Tropes associated with Brian Evenson and his work:

  • Abusive Parents: Drago in “Song for the Unraveling of the World” appears at first to be just a concerned father looking for his missing daughter, but gradually emerges as one of these, leaving exactly what happened to the daughter as a troubling mystery.
  • After the End: Immobility protagonist Josef Horkai is a Human Popsicle who wakes up paralyzed from the waste down to a Bad Future where some unspecified disaster has destroyed almost all life on earth.
  • All Just a Dream: In both The Glassy, Burning Floor of Hell and A Collapse of Horses the first story is implied to be a dream by the protagonist of the final story- not that what they wake up to is any less unpleasant.

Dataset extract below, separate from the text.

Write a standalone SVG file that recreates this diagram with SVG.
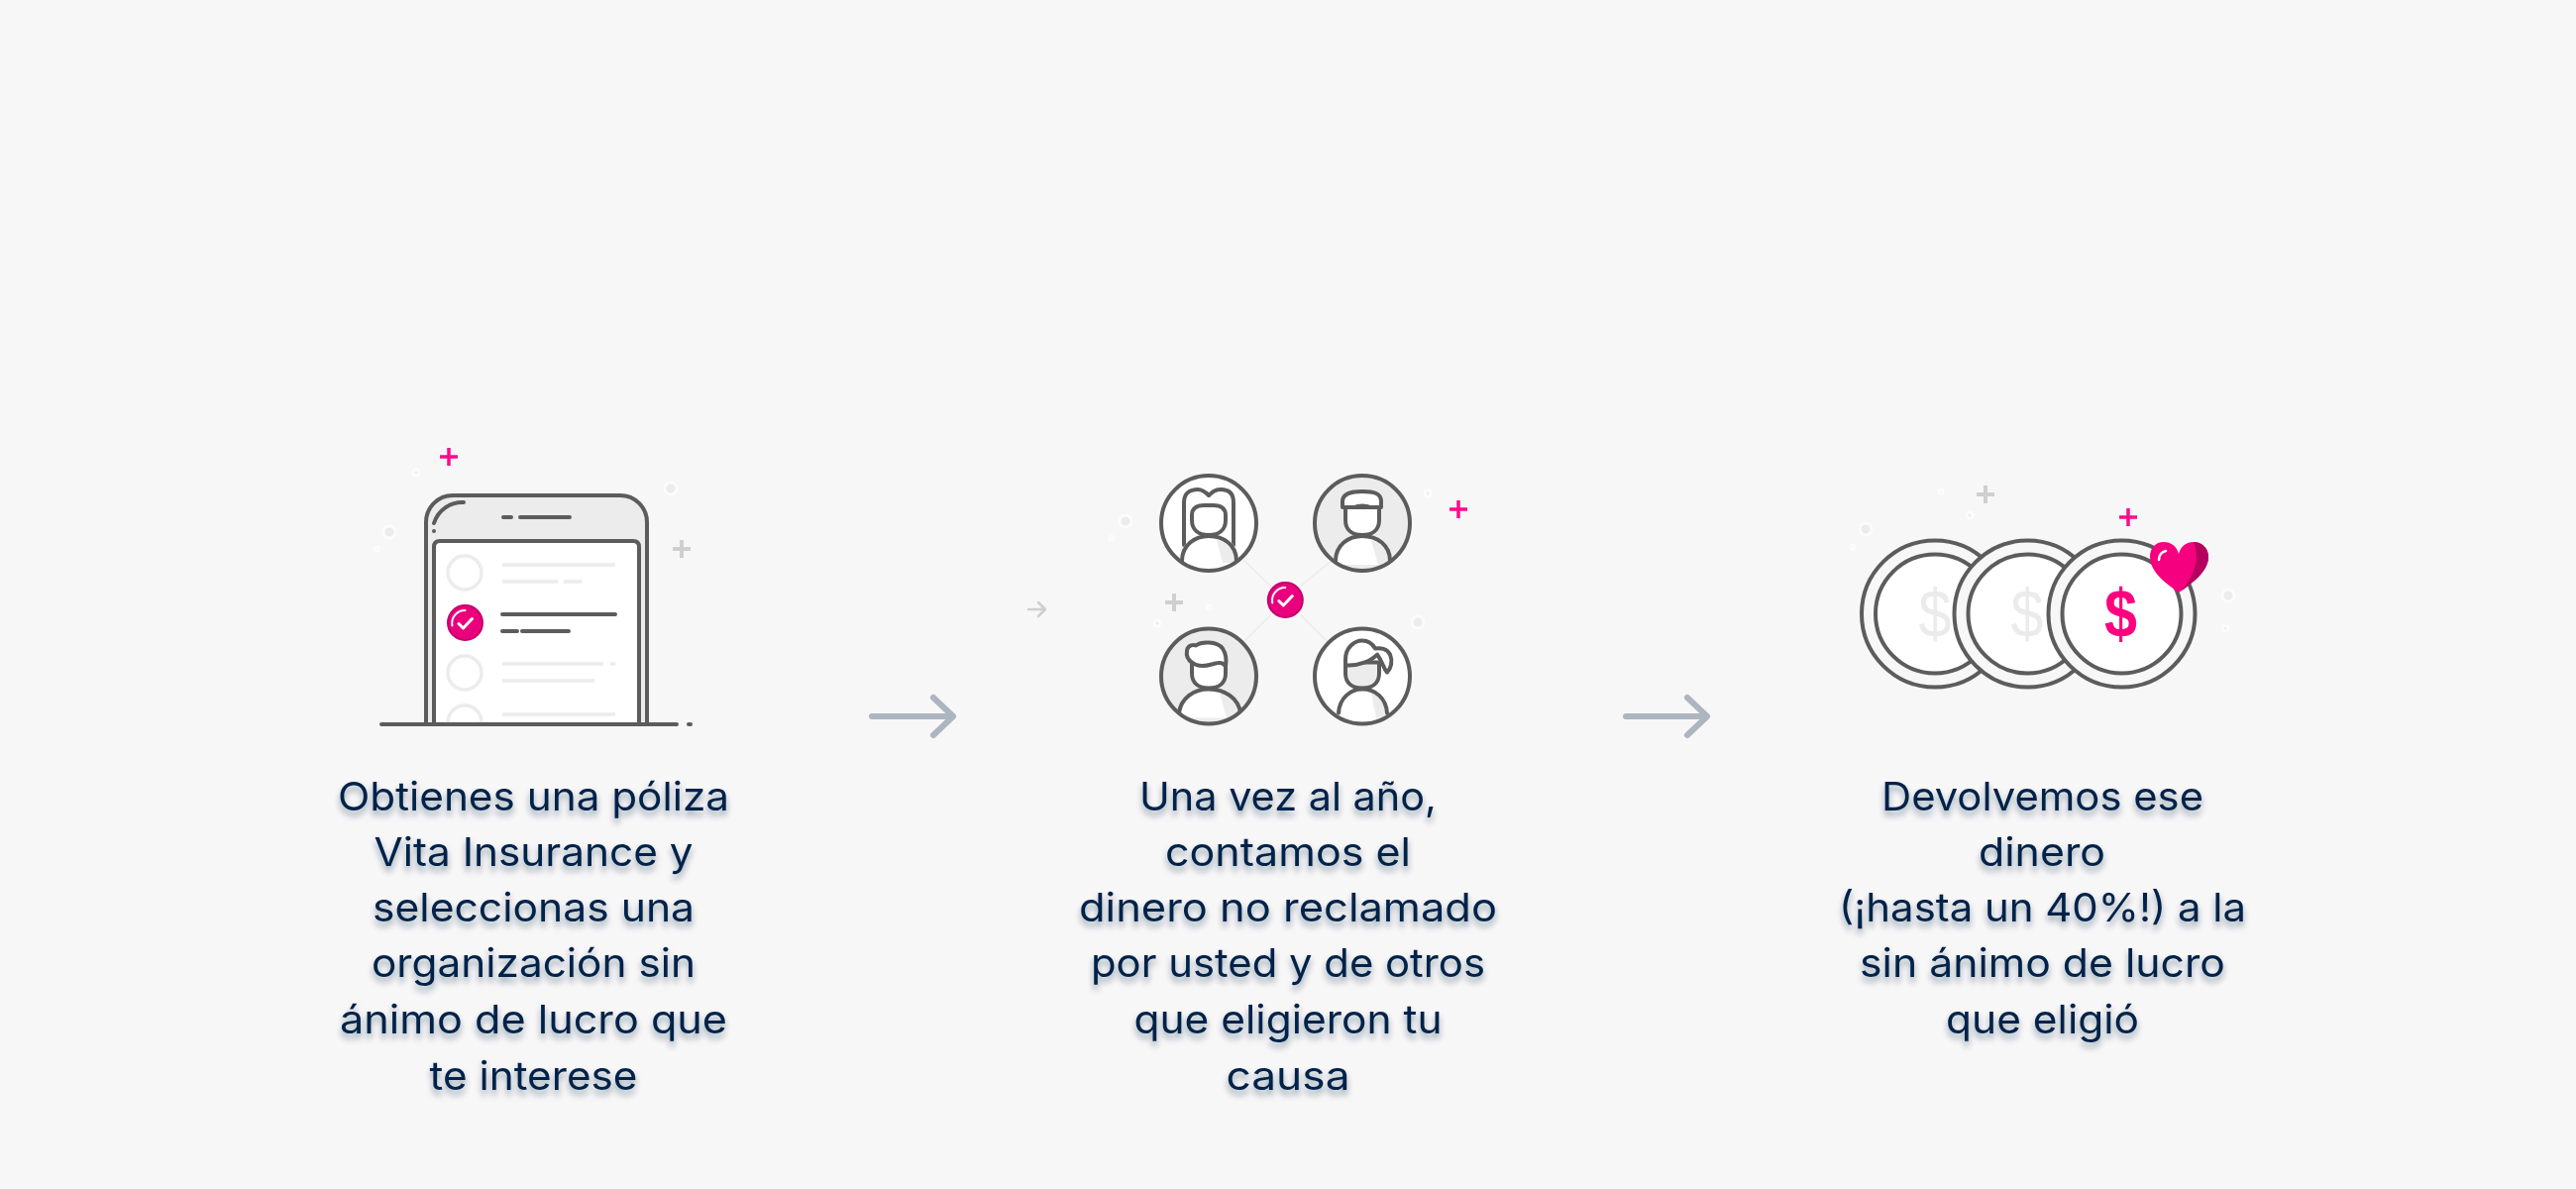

  • Ear Ache: A soldier has his severed ear reattached in “The Other Ear”, but there are complications, including his memory of how he lost it in the first place.
  • Fetishized Abuser: Megan of “Shirts and Skins” leads the narrator to a macabre art exhibit that prefigures her controlling tendencies toward him. The story is kind of an even darker variant on the play The Shape of Things by Evenson’s fellow ex-Mormon Neil LaBute.
  • Handicapped Badass: Kline from Last Days is a deconstruction. His self-inflicted (if reluctantly so) amputation makes him a hero to members of the self-mutilation cult he infiltrates, but he has severe difficulty living in society, much less working as a private eye.
  • Humans Through Alien Eyes: “Sisters” concerns a family of non-human ghouls and their skewed reactions when learning of Halloween traditions.
  • Life-or-Limb Decision: Kline from Last Days cut off his own arm to get the drop on a Serial Killer in his last case, which sets the stage for him investigating a dark sect of voluntary amputees.
  • Lighter and Softer: The Brotherhood of Mutilation is a dark, Kafkaesque nightmare of a detective story where the protagonist is constantly wading through a situation he can't comprehend. Last Days, its expansion into a novel, ends with him killing most of the people who wronged him in the novella.
  • Mad Artist: A film director in “Room Tone” makes a deal with a crooked realtor to shoot a horror movie in an empty house. Then the new owner arrives, and the director notices that he resembles the murder victim in the movie, starting a chain of bad news.
  • No Party Like a Donner Party: The pioneer narrator of “An Accounting” becomes a messiah figure to other people on a trail and leads them first to eating a dog for sustainment and then full-on cannibalism.
  • Through the Eyes of Madness/Unreliable Narrator: You have a pretty good chance of getting the former if the story is told in third person, and an excellent chance of getting the latter if there’s a first person narrator.
  • Your Mime Makes It Real: A girl in “Invisible Box” has sex with a mime who draws a glass box around the two of them, and she can’t shake the feeling she’s still in that box.